| AIM |
Note each line of the listing that contains the string "this", and copy it.

───── SOURCE DATA ─────

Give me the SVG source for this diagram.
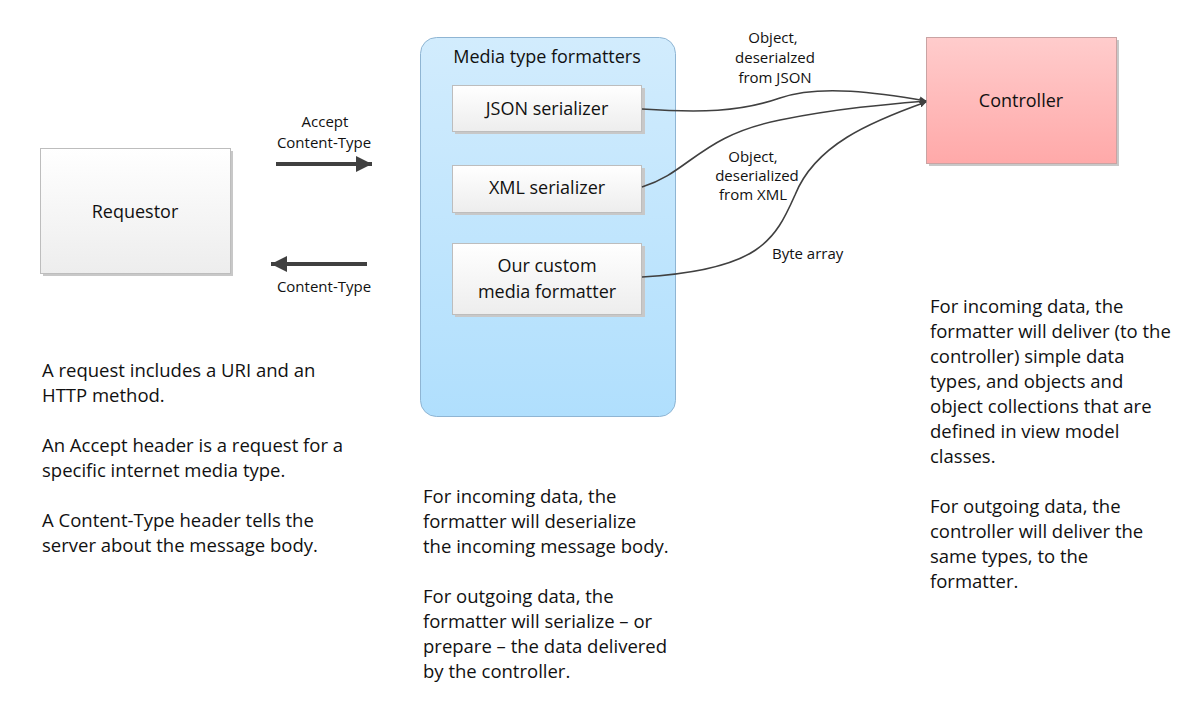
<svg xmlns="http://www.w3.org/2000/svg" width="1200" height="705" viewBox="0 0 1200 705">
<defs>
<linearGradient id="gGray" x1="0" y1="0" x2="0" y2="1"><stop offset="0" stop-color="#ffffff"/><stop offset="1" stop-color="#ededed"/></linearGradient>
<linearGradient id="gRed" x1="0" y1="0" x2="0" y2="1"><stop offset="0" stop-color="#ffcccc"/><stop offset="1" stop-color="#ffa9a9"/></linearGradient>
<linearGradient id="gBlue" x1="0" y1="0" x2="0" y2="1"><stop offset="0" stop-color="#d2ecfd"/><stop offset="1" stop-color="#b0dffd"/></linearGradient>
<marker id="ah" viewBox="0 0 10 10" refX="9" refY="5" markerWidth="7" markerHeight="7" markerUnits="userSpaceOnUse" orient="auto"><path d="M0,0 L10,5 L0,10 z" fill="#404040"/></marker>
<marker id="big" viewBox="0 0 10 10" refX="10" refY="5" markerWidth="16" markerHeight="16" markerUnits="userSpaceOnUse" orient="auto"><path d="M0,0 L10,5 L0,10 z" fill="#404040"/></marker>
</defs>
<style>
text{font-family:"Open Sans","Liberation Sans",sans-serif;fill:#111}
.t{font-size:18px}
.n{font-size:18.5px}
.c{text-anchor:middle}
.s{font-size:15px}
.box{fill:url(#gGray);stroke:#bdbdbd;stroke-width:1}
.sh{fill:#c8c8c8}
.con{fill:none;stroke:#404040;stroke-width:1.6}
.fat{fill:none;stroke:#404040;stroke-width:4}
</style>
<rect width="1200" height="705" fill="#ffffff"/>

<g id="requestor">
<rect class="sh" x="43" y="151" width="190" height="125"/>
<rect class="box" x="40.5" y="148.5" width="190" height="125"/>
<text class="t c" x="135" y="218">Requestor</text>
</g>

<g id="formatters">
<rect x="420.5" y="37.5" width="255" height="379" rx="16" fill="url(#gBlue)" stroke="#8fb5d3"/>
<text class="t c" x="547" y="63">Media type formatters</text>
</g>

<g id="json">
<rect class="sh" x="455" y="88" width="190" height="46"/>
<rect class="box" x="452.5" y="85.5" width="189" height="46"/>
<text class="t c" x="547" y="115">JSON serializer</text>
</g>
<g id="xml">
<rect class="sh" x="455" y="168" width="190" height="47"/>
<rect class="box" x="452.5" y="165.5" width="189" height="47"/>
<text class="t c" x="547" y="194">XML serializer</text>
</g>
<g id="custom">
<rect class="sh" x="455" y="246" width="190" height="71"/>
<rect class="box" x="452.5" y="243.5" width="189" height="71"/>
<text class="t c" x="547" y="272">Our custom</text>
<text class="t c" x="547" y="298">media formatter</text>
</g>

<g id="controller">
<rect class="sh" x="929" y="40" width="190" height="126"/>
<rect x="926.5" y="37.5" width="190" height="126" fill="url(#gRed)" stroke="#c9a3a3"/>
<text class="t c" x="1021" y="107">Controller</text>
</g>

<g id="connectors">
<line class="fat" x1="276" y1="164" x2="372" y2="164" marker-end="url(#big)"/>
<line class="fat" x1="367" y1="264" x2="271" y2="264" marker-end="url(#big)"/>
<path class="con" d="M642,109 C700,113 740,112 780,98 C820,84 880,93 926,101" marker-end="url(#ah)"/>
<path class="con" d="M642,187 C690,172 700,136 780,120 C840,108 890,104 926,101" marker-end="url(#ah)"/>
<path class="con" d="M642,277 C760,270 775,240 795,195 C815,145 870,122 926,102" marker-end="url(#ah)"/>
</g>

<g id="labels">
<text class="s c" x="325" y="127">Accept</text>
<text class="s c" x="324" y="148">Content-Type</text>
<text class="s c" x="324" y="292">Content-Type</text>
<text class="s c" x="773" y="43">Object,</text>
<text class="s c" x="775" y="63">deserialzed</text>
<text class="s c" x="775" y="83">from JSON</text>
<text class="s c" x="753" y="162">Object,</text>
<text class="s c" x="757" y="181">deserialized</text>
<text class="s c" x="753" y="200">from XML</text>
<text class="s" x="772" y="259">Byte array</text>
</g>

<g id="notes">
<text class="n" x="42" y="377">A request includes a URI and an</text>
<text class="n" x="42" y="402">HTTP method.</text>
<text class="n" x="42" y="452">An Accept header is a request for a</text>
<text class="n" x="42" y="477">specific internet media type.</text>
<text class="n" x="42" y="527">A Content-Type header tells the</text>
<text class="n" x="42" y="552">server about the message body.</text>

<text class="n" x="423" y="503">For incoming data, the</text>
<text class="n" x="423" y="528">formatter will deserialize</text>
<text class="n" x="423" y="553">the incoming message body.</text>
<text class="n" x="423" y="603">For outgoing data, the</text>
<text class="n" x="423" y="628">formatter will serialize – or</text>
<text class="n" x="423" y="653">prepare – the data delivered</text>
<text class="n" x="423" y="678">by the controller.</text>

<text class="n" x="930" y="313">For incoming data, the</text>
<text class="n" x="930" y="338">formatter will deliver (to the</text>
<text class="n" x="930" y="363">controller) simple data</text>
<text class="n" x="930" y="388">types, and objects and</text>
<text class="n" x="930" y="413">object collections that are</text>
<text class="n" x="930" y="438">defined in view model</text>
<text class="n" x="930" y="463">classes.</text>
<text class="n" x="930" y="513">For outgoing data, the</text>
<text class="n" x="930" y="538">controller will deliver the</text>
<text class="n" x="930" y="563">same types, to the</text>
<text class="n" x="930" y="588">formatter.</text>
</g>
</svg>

─────
───── SOURCE DATA ─────

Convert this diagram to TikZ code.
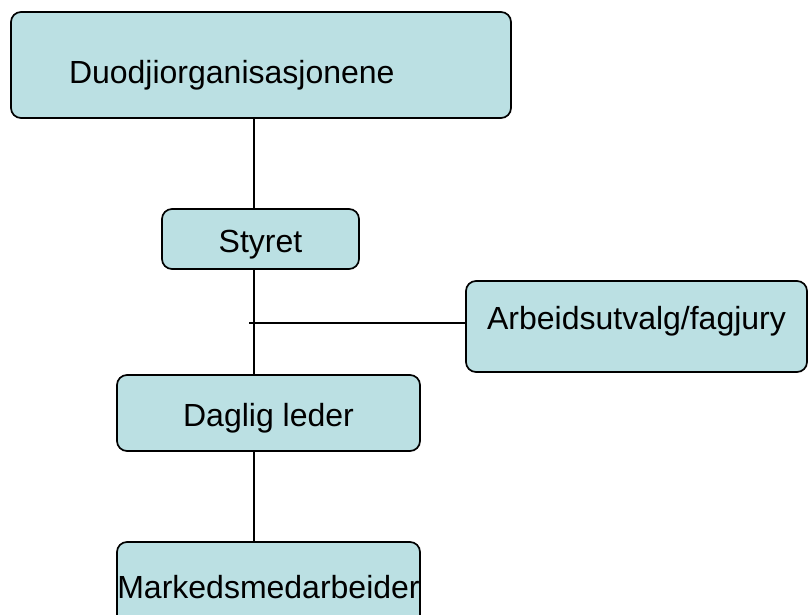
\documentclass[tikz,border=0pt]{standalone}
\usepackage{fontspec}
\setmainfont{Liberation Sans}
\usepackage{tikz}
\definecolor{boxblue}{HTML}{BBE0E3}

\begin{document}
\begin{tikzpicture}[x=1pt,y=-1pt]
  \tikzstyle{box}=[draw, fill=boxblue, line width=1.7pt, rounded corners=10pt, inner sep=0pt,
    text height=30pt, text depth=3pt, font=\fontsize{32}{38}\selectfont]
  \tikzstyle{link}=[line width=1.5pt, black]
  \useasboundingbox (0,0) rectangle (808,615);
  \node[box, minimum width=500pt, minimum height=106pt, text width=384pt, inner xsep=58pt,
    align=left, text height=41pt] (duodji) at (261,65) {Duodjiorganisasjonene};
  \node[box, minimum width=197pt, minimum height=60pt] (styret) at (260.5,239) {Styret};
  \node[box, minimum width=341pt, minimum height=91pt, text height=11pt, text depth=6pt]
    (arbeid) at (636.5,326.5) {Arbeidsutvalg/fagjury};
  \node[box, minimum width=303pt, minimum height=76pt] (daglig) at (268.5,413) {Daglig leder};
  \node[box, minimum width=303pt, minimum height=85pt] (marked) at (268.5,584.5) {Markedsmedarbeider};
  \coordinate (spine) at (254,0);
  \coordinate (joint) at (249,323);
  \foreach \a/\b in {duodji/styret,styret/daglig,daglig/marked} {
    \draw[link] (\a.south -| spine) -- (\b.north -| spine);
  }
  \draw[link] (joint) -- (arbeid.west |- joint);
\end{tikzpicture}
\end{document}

─────
───── SOURCE DATA ─────

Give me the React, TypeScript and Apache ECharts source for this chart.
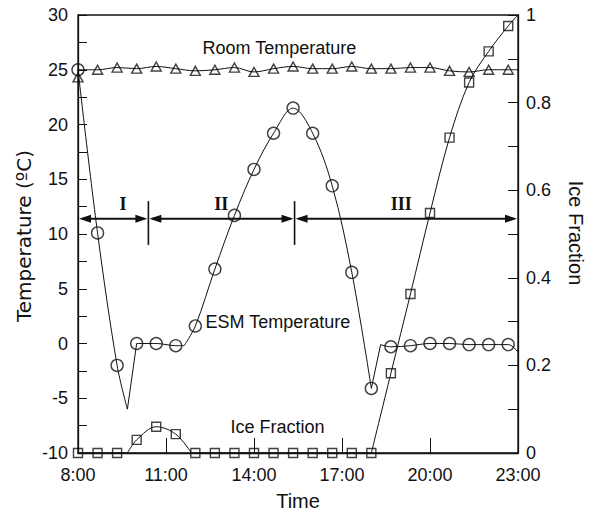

─────

| TASK ANSWER |
Give me the SVG source for this diagram.
Convert this diagram to TikZ code.
Give me the React, TypeScript and Apache ECharts source for this chart.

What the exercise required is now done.